El establecimiento de una equiparación entre elecciones y democracia es el producto de una visión pacata y estrecha de lo que verdaderamente sustenta el modelo. La democracia está basada en el reconocimiento de un estado de derecho, en el respeto a la ley y al sistema institucional y sobre todo en la igualdad esencial de todos los ciudadanos.

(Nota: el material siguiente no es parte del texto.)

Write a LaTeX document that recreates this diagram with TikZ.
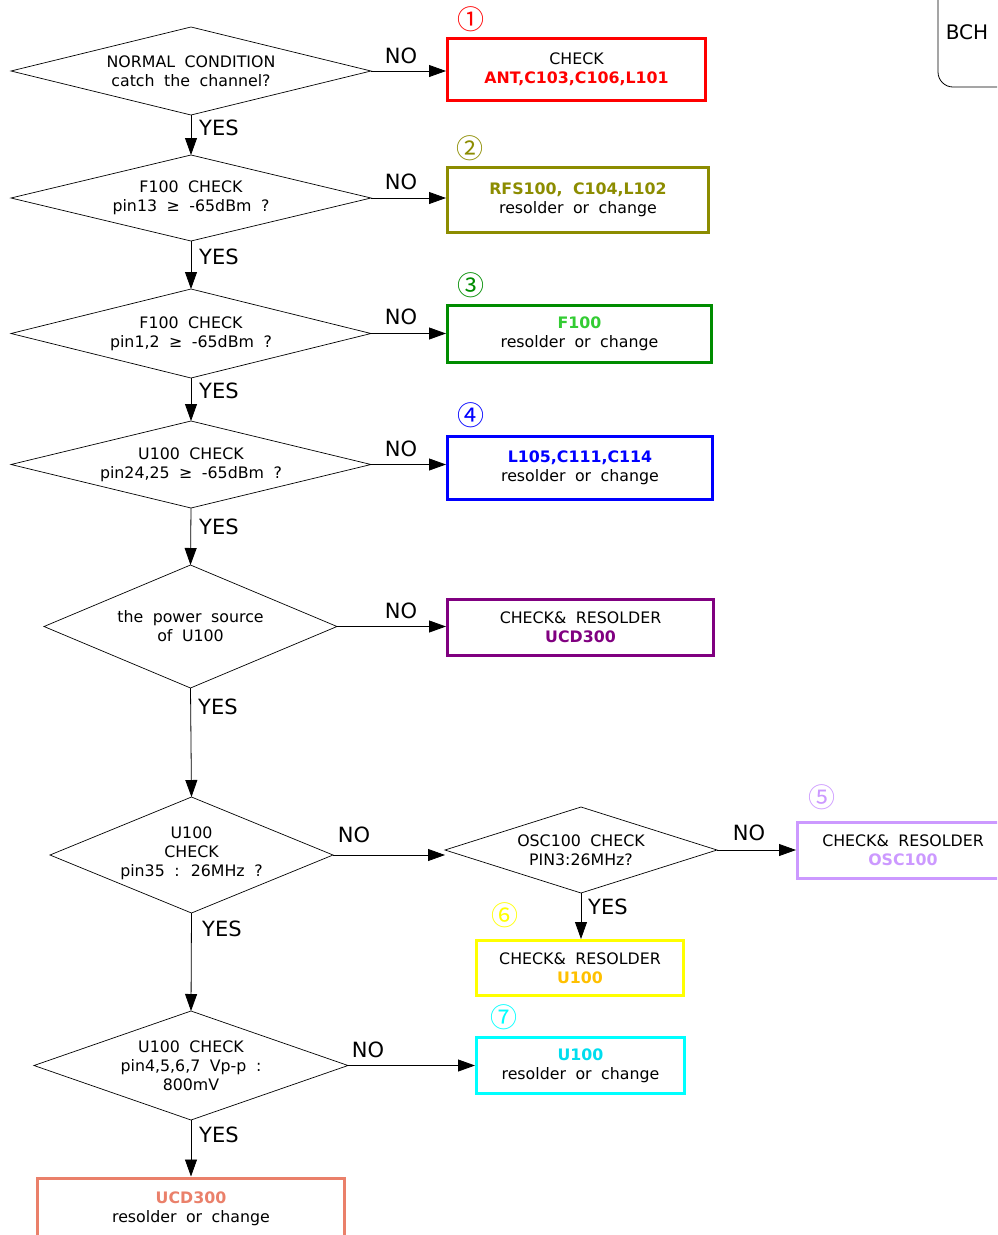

La igualdad, reconocida como derecho fundamental susceptible de amparo constitucional, es un principio transversal del modelo jurídico e institucional. Un valor superior del ordenamiento que en lo tocante a la participación de los ciudadanos en el desempeño de responsabilidades públicas, se articula a través de procedimientos diferentes entre si, al tiempo que perfectamente compatibles e igualmente legítimos, ya se trate de la participación activa o pasiva en un proceso electoral, ya de la provisión de puestos y cargos públicos de acuerdo a los principios de mérito y capacidad.
El reduccionismo que late en la equiparación parlamento/democracia, obliga a pasar por alto que el modelo de Monarquía Parlamentaria con circunscripción provincial que los españoles nos dimos en 1978, ni permite a los ciudadanos establecer previsiones de aritmética postelectoral, ni tampoco garantiza de modo perfecto la efectividad del principio “un hombre un voto” que parece que debería sustentar el modelo en una concepción esencialista de la democracia. Así pues, la expansión absoluta de la artitmética electoral a todos los rincones institucionales y sociales, fundada en la sublimación de la noción parlamentaria como perfecta traslación de la voluntad del ciudadano, resulta una simplificación quizás inevitable, pero en todo caso indeseable.
De este modo, los jueces debemos reivindicar sin sonrojo que cuando se pretende que doce de los veinte vocales del Consejo sean elegidos por Jueces y Magistrados de carrera, también así se expresa la soberanía del pueblo español.